Windows Server 2003 introduces cross-forest trusts, the capability of one Active Directory forest to trust another and for users to access resources in a trusting forest. You create and manage these trusts using Active Directory Domains and Trusts. After a trust is established, you can include user and group accounts from a foreign, trusted forest in the access control lists (ACLs) of Active Directory and NTFS permissions.

Note

Internet Authentication Service (IAS), Windows Server 2003's bundled RADIUS-compatible server, is now compatible with cross-forest authentication. An IAS server running in one forest can authenticate dial-in users who have accounts in another, trusted forest.

Cross-forest trusts enable organizations to more easily use forests, rather than domains, as their basic units of security when designing their Active Directory deployments. In the past, Microsoft suggested that domains would be the basic security boundary between parts of an organization with different security requirements. However, the presence of the all-powerful, forest-wide Enterprise Admins groups made many organizations uncomfortable; they felt they needed a way to completely separate the security used by different parts of their organizations. With cross-forest trusts, you can now deploy many more forests within a single organization and use trusts to provide resource access between forests as necessary.
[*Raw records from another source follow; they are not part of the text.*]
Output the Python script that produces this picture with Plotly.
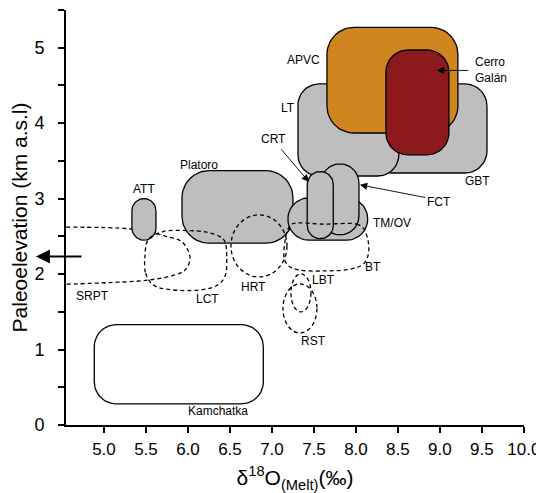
import numpy as np
import plotly.graph_objects as go

# ---------------- data ----------------
X_RANGE = [4.548, 10.001]
Y_RANGE = [0.0, 5.5]
x_tick_vals = [5.0, 5.5, 6.0, 6.5, 7.0, 7.5, 8.0, 8.5, 9.0, 9.5, 10.0]
x_tick_text = ["5.0", "5.5", "6.0", "6.5", "7.0", "7.5", "8.0", "8.5", "9.0", "9.5", "10.0"]
y_tick_vals = [0, 1, 2, 3, 4, 5]

# filled fields (d18O melt range, paleoelevation range)
box_names = ["Kamchatka", "ATT", "Platoro", "GBT", "LT", "APVC", "Cerro Galán", "TM/OV", "FCT", "CRT"]
box_x0 = [4.885, 5.333, 5.929, 8.17, 7.31, 7.655, 8.357, 7.19, 7.583, 7.42]
box_x1 = [6.897, 5.619, 7.25, 9.56, 8.51, 9.214, 9.107, 8.14, 8.036, 7.73]
box_y0 = [0.28, 2.45, 2.41, 3.34, 3.30, 3.87, 3.58, 2.45, 2.52, 2.47]
box_y1 = [1.33, 3.00, 3.37, 4.52, 4.52, 5.27, 4.97, 3.01, 3.46, 3.36]

# dashed fields (outlines)
srpt_x = [4.548, 5.310, 5.607, 5.746, 5.925, 6.024, 5.985, 5.905, 5.548, 5.071, 4.548]
srpt_y = [2.622, 2.600, 2.542, 2.497, 2.431, 2.232, 2.078, 2.012, 1.923, 1.888, 1.866]
lct_x = [5.488, 5.496, 5.587, 5.746, 6.143, 6.342, 6.440, 6.461, 6.440, 6.381, 6.223, 5.985, 5.706, 5.527, 5.488]
lct_y = [2.232, 2.012, 1.857, 1.800, 1.790, 1.848, 1.967, 2.232, 2.431, 2.497, 2.556, 2.577, 2.564, 2.454, 2.232]
bt_x = [7.630, 8.008, 8.087, 8.146, 8.146, 8.087, 7.949, 7.631, 7.313, 7.194, 7.146, 7.155, 7.187, 7.235, 7.630]
bt_y = [2.662, 2.662, 2.609, 2.431, 2.255, 2.131, 2.069, 2.042, 2.056, 2.113, 2.211, 2.431, 2.586, 2.662, 2.662]
ell_names = ["HRT", "LBT", "RST"]
ell_x0 = [6.512, 7.226, 7.131]
ell_x1 = [7.179, 7.464, 7.536]
ell_y0 = [1.963, 1.499, 1.220]
ell_y1 = [2.785, 2.003, 1.870]

# labels
label_text = ["APVC", "Cerro<br>Galán", "LT", "CRT", "FCT", "GBT", "TM/OV", "BT", "LBT",
              "RST", "HRT", "LCT", "SRPT", "ATT", "Platoro", "Kamchatka"]
label_x = [7.595, 9.393, 7.19, 7.024, 8.988, 9.452, 8.179, 8.202, 7.619,
           7.494, 6.786, 6.238, 4.869, 5.476, 6.131, 6.357]
label_y = [4.84, 4.70, 4.204, 3.793, 2.958, 3.236, 2.679, 2.095, 1.923,
           1.114, 1.830, 1.671, 1.711, 3.130, 3.448, 0.186]

# pointer arrows (tip -> tail)
arrow_tip_x = [8.964, 7.440, 8.048, 4.190]
arrow_tip_y = [4.699, 3.223, 3.183, 2.232]
arrow_tail_x = [9.357, 7.095, 8.845, 4.750]
arrow_tail_y = [4.699, 3.674, 3.011, 2.232]

# ---------------- style ----------------
W, H = 544, 493
M_L, M_R, M_T, M_B = 58, 28, 2, 76
GRAY = "#BDBEBD"
box_fill = ["white", GRAY, GRAY, GRAY, GRAY, "#CF8621", "#8C1A1C", GRAY, GRAY, GRAY]
box_radius_px = [22, 12, 27, 22, 21, 27, 22, 21, 19, 13]
label_anchor = ["right", "left", "center", "center", "center", "center", "left", "center", "center",
                "center", "center", "center", "center", "center", "center", "center"]
FONT = "Arial, Liberation Sans, Helvetica, sans-serif"
DASH = "4px,3px"

sx = (W - M_L - M_R) / (X_RANGE[1] - X_RANGE[0])
sy = (H - M_T - M_B) / (Y_RANGE[1] - Y_RANGE[0])


def rounded_rect(x0, x1, y0, y1, r):
    rx = min(r / sx, (x1 - x0) / 2)
    ry = min(r / sy, (y1 - y0) / 2)
    xs, ys = [], []
    for cx, cy, a0, a1 in [(x1 - rx, y1 - ry, 0, 90), (x0 + rx, y1 - ry, 90, 180),
                           (x0 + rx, y0 + ry, 180, 270), (x1 - rx, y0 + ry, 270, 360)]:
        t = np.radians(np.linspace(a0, a1, 14))
        xs.extend(cx + rx * np.cos(t))
        ys.extend(cy + ry * np.sin(t))
    xs.append(xs[0])
    ys.append(ys[0])
    return xs, ys


fig = go.Figure()


def add_box(i):
    xs, ys = rounded_rect(box_x0[i], box_x1[i], box_y0[i], box_y1[i], box_radius_px[i])
    fig.add_trace(go.Scatter(x=xs, y=ys, mode="lines", fill="toself", fillcolor=box_fill[i],
                             line=dict(color="black", width=1.3), hoverinfo="skip", name=box_names[i]))


def add_dashed(xs, ys, name):
    fig.add_trace(go.Scatter(x=xs, y=ys, mode="lines",
                             line=dict(color="black", width=1.3, dash=DASH, shape="spline", smoothing=1.0),
                             hoverinfo="skip", name=name))


add_box(0)                       # Kamchatka
add_dashed(srpt_x, srpt_y, "SRPT")
for i in range(1, len(box_names)):
    add_box(i)
add_dashed(lct_x, lct_y, "LCT")
add_dashed(bt_x, bt_y, "BT")

shapes = []
for i in range(len(ell_names)):
    shapes.append(dict(type="circle", xref="x", yref="y", x0=ell_x0[i], x1=ell_x1[i],
                       y0=ell_y0[i], y1=ell_y1[i], layer="above",
                       line=dict(color="black", width=1.3, dash=DASH)))

annotations = []
for t, x, y, a in zip(label_text, label_x, label_y, label_anchor):
    annotations.append(dict(x=x, y=y, xref="x", yref="y", text=t, showarrow=False,
                            xanchor=a, yanchor="middle", align="left",
                            font=dict(family=FONT, size=12, color="black")))
for i in range(len(arrow_tip_x)):
    big = i == 3
    annotations.append(dict(x=arrow_tip_x[i], y=arrow_tip_y[i], ax=arrow_tail_x[i], ay=arrow_tail_y[i],
                            xref="x", yref="y", axref="x", ayref="y", text="", showarrow=True,
                            arrowhead=2, arrowsize=1.4 if big else 1.6,
                            arrowwidth=2 if big else 0.9, arrowcolor="black"))

fig.update_layout(
    width=W, height=H,
    margin=dict(l=M_L, r=M_R, t=M_T, b=M_B, autoexpand=False),
    plot_bgcolor="white", paper_bgcolor="white",
    showlegend=False,
    shapes=shapes, annotations=annotations,
    font=dict(family=FONT, color="black"),
)
fig.update_xaxes(
    range=X_RANGE, tickvals=x_tick_vals, ticktext=x_tick_text,
    showline=True, linecolor="black", linewidth=2,
    ticks="outside", ticklen=6, tickwidth=2, tickcolor="black",
    tickfont=dict(family=FONT, size=17, color="black"), ticklabelstandoff=2,
    showgrid=False, zeroline=False, automargin=False,
    title=dict(text="δ<sup>18</sup>O<sub>(Melt)</sub>(‰)", font=dict(family=FONT, size=21, color="black"),
               standoff=12),
)
fig.update_yaxes(
    range=Y_RANGE, tickvals=y_tick_vals,
    showline=True, linecolor="black", linewidth=2,
    ticks="outside", ticklen=6, tickwidth=2, tickcolor="black",
    minor=dict(dtick=0.5, tick0=0, ticks="outside", ticklen=6, tickwidth=2, tickcolor="black", showgrid=False),
    tickfont=dict(family=FONT, size=18, color="black"), ticklabelstandoff=10,
    showgrid=False, zeroline=False, automargin=False,
    title=dict(text="Paleoelevation (km a.s.l)", font=dict(family=FONT, size=21, color="black"),
               standoff=4),
)

fig.write_html("out.html")
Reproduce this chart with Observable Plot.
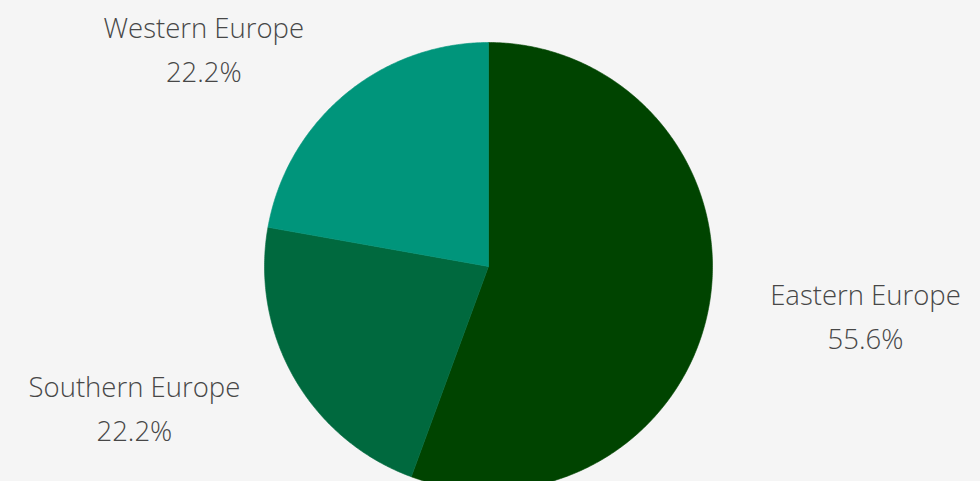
<!DOCTYPE html>
<html>
<head>
<meta charset="utf-8">
<script src="https://cdn.jsdelivr.net/npm/d3@7"></script>
<script src="https://cdn.jsdelivr.net/npm/@observablehq/plot@0.6"></script>
<style>
  html, body { margin: 0; padding: 0; background: #f5f5f5; }
  #chart svg { display: block; }
</style>
</head>
<body>
<div id="chart"></div>
<script>
// ---- data ----
const regions = ["Eastern Europe", "Southern Europe", "Western Europe"];
const shares = [55.6, 22.2, 22.2];
const colors = ["#004400", "#00693e", "#00957b"];

// ---- layout ----
const W = 980, H = 481;
const R = 224;            // radius in px
const CX = 488, CY = 266; // centre in px
const FONT_SIZE = 27.5;
const FONT_FAMILY = "'Open Sans', Lato, sans-serif";
const FONT_WEIGHT = 300;

const total = d3.sum(shares);
let acc = 0;
const slices = regions.map((name, i) => {
  const a0 = acc / total * 2 * Math.PI;
  acc += shares[i];
  const a1 = acc / total * 2 * Math.PI;
  return {name, value: shares[i], a0, a1, color: colors[i]};
});

// polygon points for each slice (angle from 12 o'clock, clockwise)
const pts = [];
for (const s of slices) {
  pts.push({name: s.name, x: 0, y: 0});
  const n = Math.max(2, Math.ceil((s.a1 - s.a0) / (Math.PI / 360)));
  for (let k = 0; k <= n; k++) {
    const a = s.a0 + (s.a1 - s.a0) * k / n;
    pts.push({name: s.name, x: Math.sin(a), y: Math.cos(a)});
  }
  pts.push({name: s.name, x: 0, y: 0});
}

// label positions
const ctx = document.createElement("canvas").getContext("2d");
ctx.font = `${FONT_WEIGHT} ${FONT_SIZE}px ${FONT_FAMILY}`;
const labelR = 1.268, gap = 2 / R, lift = 3 / R;
const labels = slices.map(s => {
  const a = (s.a0 + s.a1) / 2;
  const side = Math.sin(a) >= 0 ? 1 : -1;
  const pct = s.value.toFixed(1) + "%";
  const w = Math.max(ctx.measureText(s.name).width, ctx.measureText(pct).width) / R;
  return {
    text: s.name + "\n" + pct,
    x: labelR * Math.sin(a) + side * (gap + w / 2),
    y: labelR * Math.cos(a) + lift
  };
});

const chart = Plot.plot({
  width: W,
  height: H,
  margin: 0,
  style: {background: "#f5f5f5", overflow: "visible"},
  x: {domain: [-CX / R, (W - CX) / R], axis: null},
  y: {domain: [-(H - CY) / R, CY / R], axis: null},
  color: {domain: regions, range: colors},
  marks: [
    Plot.line(pts, {x: "x", y: "y", z: "name", fill: "name", stroke: "name", strokeWidth: 0.6, curve: "linear"}),
    Plot.text(labels, {
      x: "x", y: "y", text: "text",
      textAnchor: "middle", lineAnchor: "middle", lineHeight: 44 / FONT_SIZE,
      fontSize: FONT_SIZE, fontFamily: FONT_FAMILY, fontWeight: FONT_WEIGHT,
      fill: "#474747"
    })
  ]
});
document.getElementById("chart").appendChild(chart);
</script>
</body>
</html>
One disadvantage of cross-forest trusts is that they have the potential to create the large, complex webs of trust relationships that made NT domains difficult to manage. If organizations begin to use large numbers of forests, administrators will have to manage the large number of subsequent intraforest trusts.

Note

Keep in mind that cross-forest trusts are available only when the forests involved in the trust are running Windows Server 2003 and are in the Windows Server 2003 forest functional level.